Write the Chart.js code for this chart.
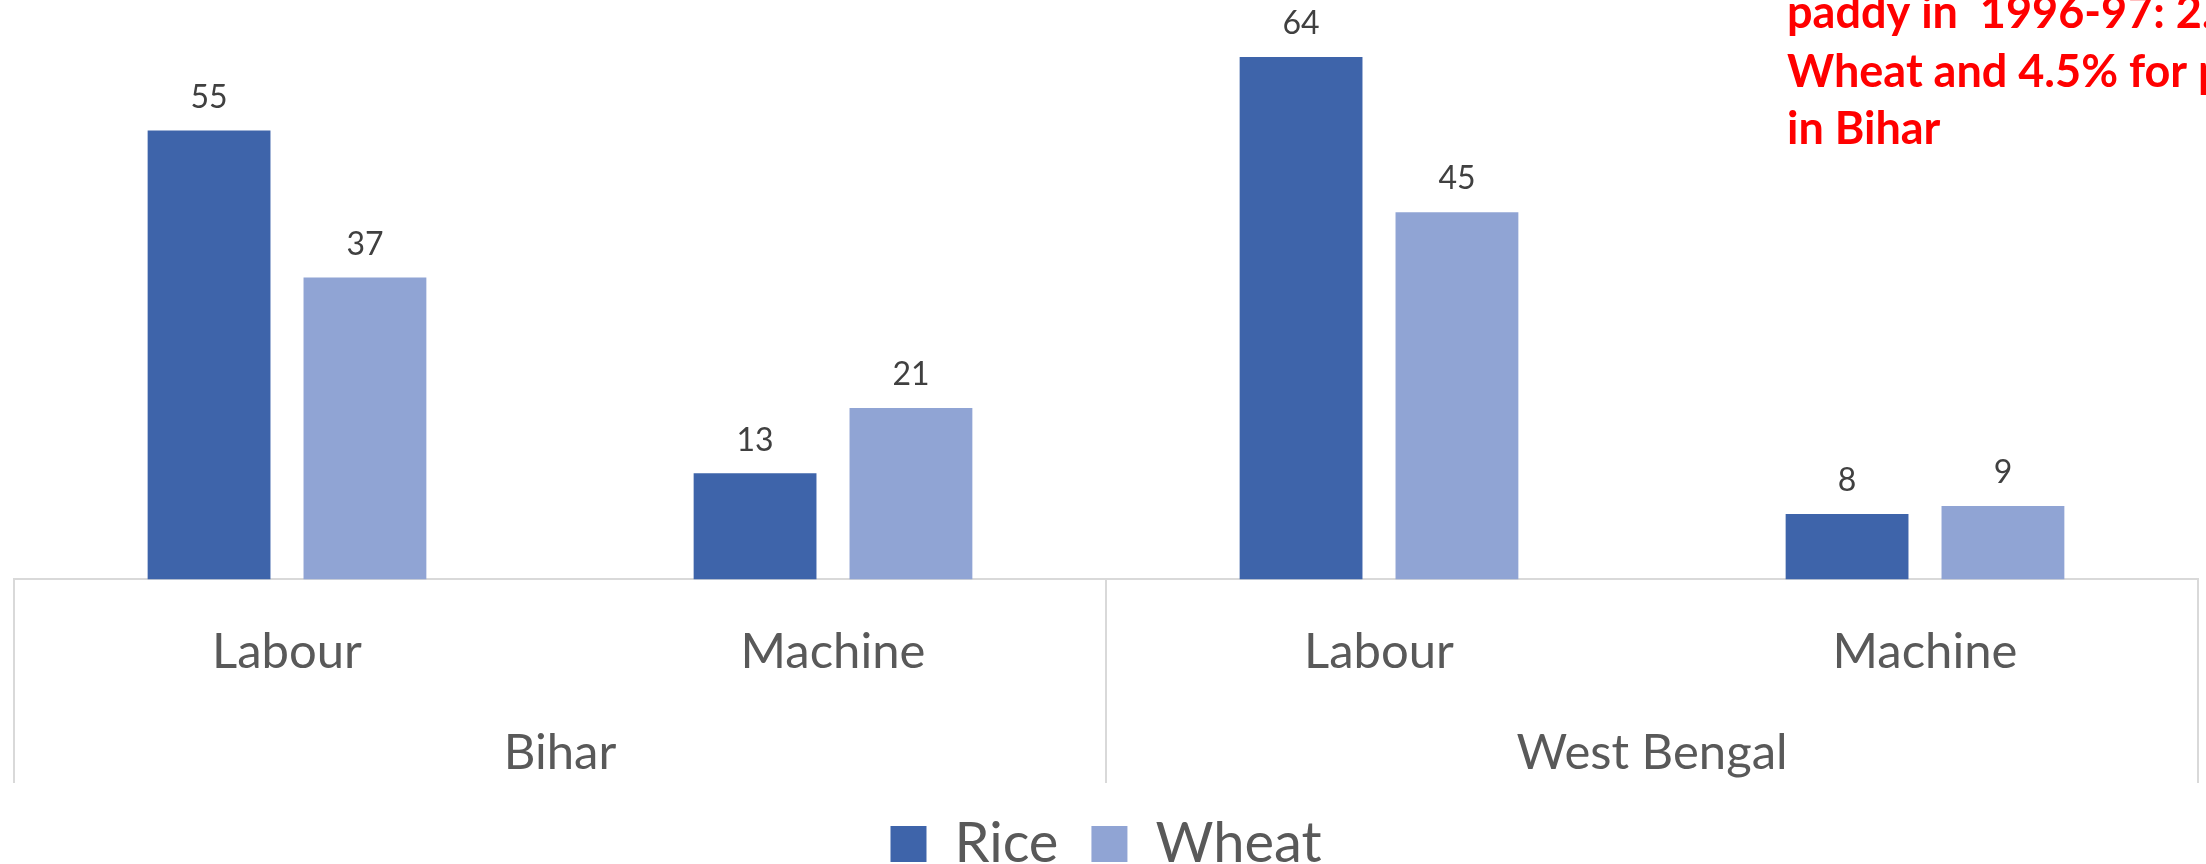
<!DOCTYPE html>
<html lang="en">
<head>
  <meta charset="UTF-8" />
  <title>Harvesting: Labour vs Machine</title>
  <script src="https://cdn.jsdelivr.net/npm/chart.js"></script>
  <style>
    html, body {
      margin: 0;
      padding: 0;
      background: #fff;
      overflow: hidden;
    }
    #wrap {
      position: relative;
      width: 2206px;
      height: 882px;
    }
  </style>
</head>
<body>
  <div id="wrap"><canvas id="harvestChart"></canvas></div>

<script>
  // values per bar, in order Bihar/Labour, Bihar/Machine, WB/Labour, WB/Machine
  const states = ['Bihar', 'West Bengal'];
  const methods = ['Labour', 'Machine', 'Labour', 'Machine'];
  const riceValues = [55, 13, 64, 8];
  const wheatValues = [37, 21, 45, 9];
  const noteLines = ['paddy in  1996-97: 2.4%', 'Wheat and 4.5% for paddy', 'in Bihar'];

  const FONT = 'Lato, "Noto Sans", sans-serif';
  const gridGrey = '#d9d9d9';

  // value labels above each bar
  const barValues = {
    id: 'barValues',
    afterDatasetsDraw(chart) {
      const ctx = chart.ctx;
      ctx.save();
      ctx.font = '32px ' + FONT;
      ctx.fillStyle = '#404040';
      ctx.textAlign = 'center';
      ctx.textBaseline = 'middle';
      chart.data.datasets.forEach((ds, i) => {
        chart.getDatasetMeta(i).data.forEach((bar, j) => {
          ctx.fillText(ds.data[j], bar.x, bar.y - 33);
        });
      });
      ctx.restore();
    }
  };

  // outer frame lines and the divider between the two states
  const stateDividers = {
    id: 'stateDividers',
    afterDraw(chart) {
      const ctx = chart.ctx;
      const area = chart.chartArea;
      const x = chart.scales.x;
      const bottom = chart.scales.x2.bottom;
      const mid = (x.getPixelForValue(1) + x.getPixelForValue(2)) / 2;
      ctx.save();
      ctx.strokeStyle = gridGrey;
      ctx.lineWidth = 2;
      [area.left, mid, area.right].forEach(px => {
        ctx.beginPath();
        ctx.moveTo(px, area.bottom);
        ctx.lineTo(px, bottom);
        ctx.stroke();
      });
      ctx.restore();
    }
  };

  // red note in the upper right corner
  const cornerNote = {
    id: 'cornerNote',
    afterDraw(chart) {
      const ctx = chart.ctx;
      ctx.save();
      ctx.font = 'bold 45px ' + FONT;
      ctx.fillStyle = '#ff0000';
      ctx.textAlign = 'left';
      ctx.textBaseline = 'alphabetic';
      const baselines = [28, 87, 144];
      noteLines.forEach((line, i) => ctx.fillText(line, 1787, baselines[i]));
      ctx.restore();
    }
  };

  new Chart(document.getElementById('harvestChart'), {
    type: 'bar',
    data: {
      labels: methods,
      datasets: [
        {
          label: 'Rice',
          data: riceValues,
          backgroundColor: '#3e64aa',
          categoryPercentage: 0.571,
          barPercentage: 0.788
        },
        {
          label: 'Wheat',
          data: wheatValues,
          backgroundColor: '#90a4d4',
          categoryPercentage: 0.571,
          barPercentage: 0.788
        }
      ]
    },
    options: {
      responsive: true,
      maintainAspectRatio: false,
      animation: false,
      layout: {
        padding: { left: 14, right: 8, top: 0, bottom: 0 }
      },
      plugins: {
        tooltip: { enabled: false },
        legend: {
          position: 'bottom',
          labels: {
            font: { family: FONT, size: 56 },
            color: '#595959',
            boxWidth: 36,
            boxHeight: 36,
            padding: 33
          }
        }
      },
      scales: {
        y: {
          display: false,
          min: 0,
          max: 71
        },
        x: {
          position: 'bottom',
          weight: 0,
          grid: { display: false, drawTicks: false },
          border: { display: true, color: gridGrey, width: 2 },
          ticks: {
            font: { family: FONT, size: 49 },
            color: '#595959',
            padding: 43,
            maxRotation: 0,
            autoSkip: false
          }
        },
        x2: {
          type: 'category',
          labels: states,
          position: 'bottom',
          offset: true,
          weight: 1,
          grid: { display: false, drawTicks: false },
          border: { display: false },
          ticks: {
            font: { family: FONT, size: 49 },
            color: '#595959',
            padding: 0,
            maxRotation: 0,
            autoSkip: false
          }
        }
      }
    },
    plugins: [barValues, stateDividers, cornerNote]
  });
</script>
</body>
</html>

_ _ _

- **WHAT IS REQUIRED**
Print the complete listing exactly, apart from any pictures.

- **RESULT OF THE TASK**
Write the Chart.js code for this chart.
<!DOCTYPE html>
<html lang="en">
<head>
  <meta charset="UTF-8" />
  <title>Harvesting: Labour vs Machine</title>
  <script src="https://cdn.jsdelivr.net/npm/chart.js"></script>
  <style>
    html, body {
      margin: 0;
      padding: 0;
      background: #fff;
      overflow: hidden;
    }
    #wrap {
      position: relative;
      width: 2206px;
      height: 882px;
    }
  </style>
</head>
<body>
  <div id="wrap"><canvas id="harvestChart"></canvas></div>

<script>
  // values per bar, in order Bihar/Labour, Bihar/Machine, WB/Labour, WB/Machine
  const states = ['Bihar', 'West Bengal'];
  const methods = ['Labour', 'Machine', 'Labour', 'Machine'];
  const riceValues = [55, 13, 64, 8];
  const wheatValues = [37, 21, 45, 9];
  const noteLines = ['paddy in  1996-97: 2.4%', 'Wheat and 4.5% for paddy', 'in Bihar'];

  const FONT = 'Lato, "Noto Sans", sans-serif';
  const gridGrey = '#d9d9d9';

  // value labels above each bar
  const barValues = {
    id: 'barValues',
    afterDatasetsDraw(chart) {
      const ctx = chart.ctx;
      ctx.save();
      ctx.font = '32px ' + FONT;
      ctx.fillStyle = '#404040';
      ctx.textAlign = 'center';
      ctx.textBaseline = 'middle';
      chart.data.datasets.forEach((ds, i) => {
        chart.getDatasetMeta(i).data.forEach((bar, j) => {
          ctx.fillText(ds.data[j], bar.x, bar.y - 33);
        });
      });
      ctx.restore();
    }
  };

  // outer frame lines and the divider between the two states
  const stateDividers = {
    id: 'stateDividers',
    afterDraw(chart) {
      const ctx = chart.ctx;
      const area = chart.chartArea;
      const x = chart.scales.x;
      const bottom = chart.scales.x2.bottom;
      const mid = (x.getPixelForValue(1) + x.getPixelForValue(2)) / 2;
      ctx.save();
      ctx.strokeStyle = gridGrey;
      ctx.lineWidth = 2;
      [area.left, mid, area.right].forEach(px => {
        ctx.beginPath();
        ctx.moveTo(px, area.bottom);
        ctx.lineTo(px, bottom);
        ctx.stroke();
      });
      ctx.restore();
    }
  };

  // red note in the upper right corner
  const cornerNote = {
    id: 'cornerNote',
    afterDraw(chart) {
      const ctx = chart.ctx;
      ctx.save();
      ctx.font = 'bold 45px ' + FONT;
      ctx.fillStyle = '#ff0000';
      ctx.textAlign = 'left';
      ctx.textBaseline = 'alphabetic';
      const baselines = [28, 87, 144];
      noteLines.forEach((line, i) => ctx.fillText(line, 1787, baselines[i]));
      ctx.restore();
    }
  };

  new Chart(document.getElementById('harvestChart'), {
    type: 'bar',
    data: {
      labels: methods,
      datasets: [
        {
          label: 'Rice',
          data: riceValues,
          backgroundColor: '#3e64aa',
          categoryPercentage: 0.571,
          barPercentage: 0.788
        },
        {
          label: 'Wheat',
          data: wheatValues,
          backgroundColor: '#90a4d4',
          categoryPercentage: 0.571,
          barPercentage: 0.788
        }
      ]
    },
    options: {
      responsive: true,
      maintainAspectRatio: false,
      animation: false,
      layout: {
        padding: { left: 14, right: 8, top: 0, bottom: 0 }
      },
      plugins: {
        tooltip: { enabled: false },
        legend: {
          position: 'bottom',
          labels: {
            font: { family: FONT, size: 56 },
            color: '#595959',
            boxWidth: 36,
            boxHeight: 36,
            padding: 33
          }
        }
      },
      scales: {
        y: {
          display: false,
          min: 0,
          max: 71
        },
        x: {
          position: 'bottom',
          weight: 0,
          grid: { display: false, drawTicks: false },
          border: { display: true, color: gridGrey, width: 2 },
          ticks: {
            font: { family: FONT, size: 49 },
            color: '#595959',
            padding: 43,
            maxRotation: 0,
            autoSkip: false
          }
        },
        x2: {
          type: 'category',
          labels: states,
          position: 'bottom',
          offset: true,
          weight: 1,
          grid: { display: false, drawTicks: false },
          border: { display: false },
          ticks: {
            font: { family: FONT, size: 49 },
            color: '#595959',
            padding: 0,
            maxRotation: 0,
            autoSkip: false
          }
        }
      }
    },
    plugins: [barValues, stateDividers, cornerNote]
  });
</script>
</body>
</html>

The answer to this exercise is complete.